RELATED: How Do Enumerators and Enumerables Work in C#?

Again, neither of these two techniques make your code any faster (unless you use Tasks for concurrent processing), but they can make slow code less noticeable to the user.

Avoid Unnecessary Boxing and Unboxing

object is the ultimate base class in .NET. Even value types, like int and bool, are objects. Because of this, methods and classes that accept object can be very useful for polymorphism. But, in most cases, you should instead look to use generic type parameters, to avoid unnecessary boxing.

Boxing is a concept that’s used to pass value types to methods accepting objects. Whenever you box a value type, it’s copied to the heap, which causes a heap allocation and a memory copy.
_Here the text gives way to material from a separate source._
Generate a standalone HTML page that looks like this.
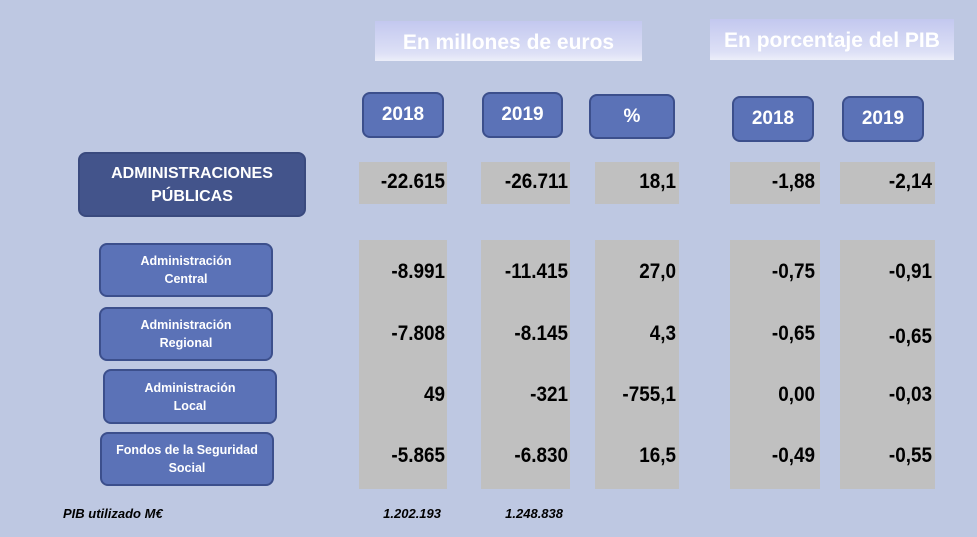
<!DOCTYPE html>
<html><head><meta charset="utf-8"><style>
body{margin:0;width:977px;height:537px;background:#bec8e2;position:relative;overflow:hidden;font-family:"Liberation Sans Narrow","Liberation Sans",sans-serif;}
div{position:absolute;box-sizing:border-box;}
.hdr{background:linear-gradient(#c3c8ef,#dde0f6 80%,#eceef9);color:#fff;font-weight:bold;font-size:21px;display:flex;align-items:center;justify-content:center;padding-top:3px;}
.btn{background:#5b72b7;border:2px solid #3c4f8c;border-radius:8px;color:#fff;font-weight:bold;font-size:19px;display:flex;align-items:center;justify-content:center;text-align:center;}
.sub{font-size:12.5px;line-height:18px;}
.gray{background:#c0c0c0;}
.num{font-weight:bold;font-size:21px;color:#000;text-align:right;width:120px;transform:scaleX(0.9);transform-origin:right center;}
.it{font-style:italic;font-weight:bold;font-size:13px;color:#000;}
</style></head><body>
<div class="hdr" style="left:375px;top:21px;width:267px;height:40px;">En millones de euros</div>
<div class="hdr" style="left:710px;top:19px;width:244px;height:41px;">En porcentaje del PIB</div>

<div class="btn" style="left:362px;top:92px;width:82px;height:46px;">2018</div>
<div class="btn" style="left:482px;top:92px;width:81px;height:46px;">2019</div>
<div class="btn" style="left:589px;top:94px;width:86px;height:45px;">%</div>
<div class="btn" style="left:732px;top:96px;width:82px;height:46px;">2018</div>
<div class="btn" style="left:842px;top:96px;width:82px;height:46px;">2019</div>

<div class="btn" style="left:78px;top:152px;width:228px;height:65px;background:#43548b;border-color:#3a4a7e;font-size:16px;line-height:23px;">ADMINISTRACIONES<br>PÚBLICAS</div>

<div class="gray" style="left:359px;top:162px;width:88px;height:42px;"></div>
<div class="gray" style="left:481px;top:162px;width:89px;height:42px;"></div>
<div class="gray" style="left:595px;top:162px;width:84px;height:42px;"></div>
<div class="gray" style="left:730px;top:162px;width:90px;height:42px;"></div>
<div class="gray" style="left:840px;top:162px;width:95px;height:42px;"></div>

<div class="gray" style="left:359px;top:240px;width:88px;height:249px;"></div>
<div class="gray" style="left:481px;top:240px;width:89px;height:249px;"></div>
<div class="gray" style="left:595px;top:240px;width:84px;height:249px;"></div>
<div class="gray" style="left:730px;top:240px;width:90px;height:249px;"></div>
<div class="gray" style="left:840px;top:240px;width:95px;height:249px;"></div>

<div class="btn sub" style="left:99px;top:243px;width:174px;height:54px;">Administración<br>Central</div>
<div class="btn sub" style="left:99px;top:307px;width:174px;height:54px;">Administración<br>Regional</div>
<div class="btn sub" style="left:103px;top:369px;width:174px;height:55px;">Administración<br>Local</div>
<div class="btn sub" style="left:100px;top:432px;width:174px;height:54px;">Fondos de la Seguridad<br>Social</div>

<div class="it" style="left:63px;top:506px;">PIB utilizado M€</div>
<div class="it" style="left:341px;top:506px;width:100px;text-align:right;">1.202.193</div>
<div class="it" style="left:463px;top:506px;width:100px;text-align:right;">1.248.838</div>

<script>
const rows=[
 ["-22.615","-26.711","18,1","-1,88","-2,14"],
 ["-8.991","-11.415","27,0","-0,75","-0,91"],
 ["-7.808","-8.145","4,3","-0,65","-0,65"],
 ["49","-321","-755,1","0,00","-0,03"],
 ["-5.865","-6.830","16,5","-0,49","-0,55"]
];
const rights=[445,568,676,815,932];
const tops=[170,260,322,383,444];
rows.forEach((r,i)=>r.forEach((v,j)=>{
 const d=document.createElement('div');
 
 
 d.className='num';
 d.style.left=(rights[j]-120)+'px';
 d.style.top=(tops[i]+(i==2&&j==4?3:0))+'px';
 d.textContent=v;
 document.body.appendChild(d);
}));
</script>
</body></html>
This is obviously less performant, so any time you can get away with using generic type parameters and avoid boxing, you should.

Particularly, this includes ArrayList, an older list format that made heavy use of boxing. It’s been phased out in favor of the more performant List<T>, which you should definitely use instead.
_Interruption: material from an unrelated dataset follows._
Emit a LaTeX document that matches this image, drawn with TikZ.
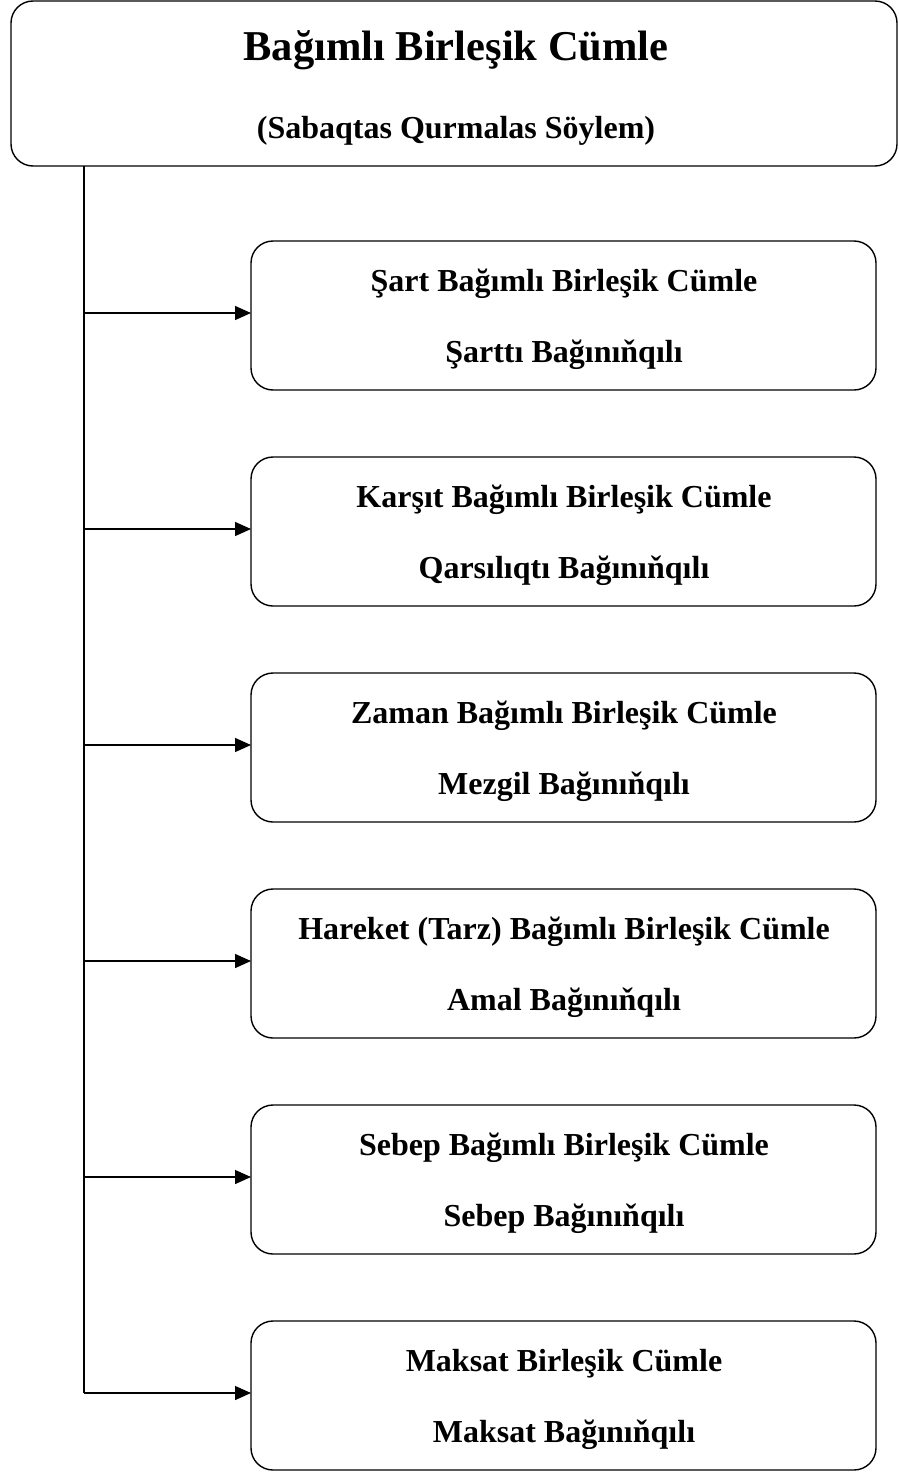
\documentclass[tikz,border=0pt]{standalone}
\usepackage{fontspec}
\setmainfont{Liberation Serif}
\usetikzlibrary{arrows.meta}
\begin{document}
\begin{tikzpicture}[x=1pt,y=-1pt,
  box/.style={draw,line width=1.4pt,rounded corners=22pt},
  lbl/.style={font=\bfseries\fontsize{32}{36}\selectfont,inner sep=0pt,anchor=base},
  conn/.style={line width=1.4pt,-{Triangle[length=16pt,width=14pt]}}]
\useasboundingbox (0,0) rectangle (898,1472);
\draw[box] (11,1) rectangle (897,166);
\node[lbl,font=\bfseries\fontsize{42.5}{46}\selectfont] (t1) at (456,61) {Bağımlı Birleşik Cümle};
\node[lbl] (t2) at (456,138) {(Sabaqtas Qurmalas Söylem)};
\coordinate (top) at (84,166);
\coordinate (bot) at (84,1393);
\draw[line width=1.4pt] (top) -- (bot);
\foreach \i/\yt/\a/\b in {
 0/241/Şart Bağımlı Birleşik Cümle/Şarttı Bağınıňqılı,
 1/457/Karşıt Bağımlı Birleşik Cümle/Qarsılıqtı Bağınıňqılı,
 2/673/Zaman Bağımlı Birleşik Cümle/Mezgil Bağınıňqılı,
 3/889/Hareket (Tarz) Bağımlı Birleşik Cümle/Amal Bağınıňqılı,
 4/1105/Sebep Bağımlı Birleşik Cümle/Sebep Bağınıňqılı,
 5/1321/Maksat Birleşik Cümle/Maksat Bağınıňqılı}{
  \draw[box] (251,\yt) rectangle (876,\yt+149);
  \node[lbl] (a\i) at (564,\yt+50) {\a};
  \node[lbl] (b\i) at (564,\yt+121) {\b};
  \coordinate (s\i) at (84,\yt+72);
  \coordinate (e\i) at (251,\yt+72);
  \draw[conn] (s\i) -- (e\i);
}
\end{tikzpicture}
\end{document}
Optimize 2D List Iterations For Cache Prefetching

This one’s a bit weird, but for two-dimensional lists, the order of iteration actually matters. For example, consider an Array[3][4], like so:

[1 2 3 4],
[5 6 7 8],
[9 1 2 3]

You would access each element first by giving it a Y value, then by giving it an X value.

list[y][x]

The problem is, .NET stores this list in order from left to right, going down the list. If you were to iterate over Y first (i.e, from top to bottom, moving along each column), you’d be iterating over large chunks of memory.

Because modern CPUs make heavy use of cache prefetching (basically, fetching the next 64 contiguous bytes before it’s actually requested) to improve performance, you will want to iterate over the list in the order it’s stored in memory. The difference can be drastic—for large lists, iterating the wrong way can be over 10x slower.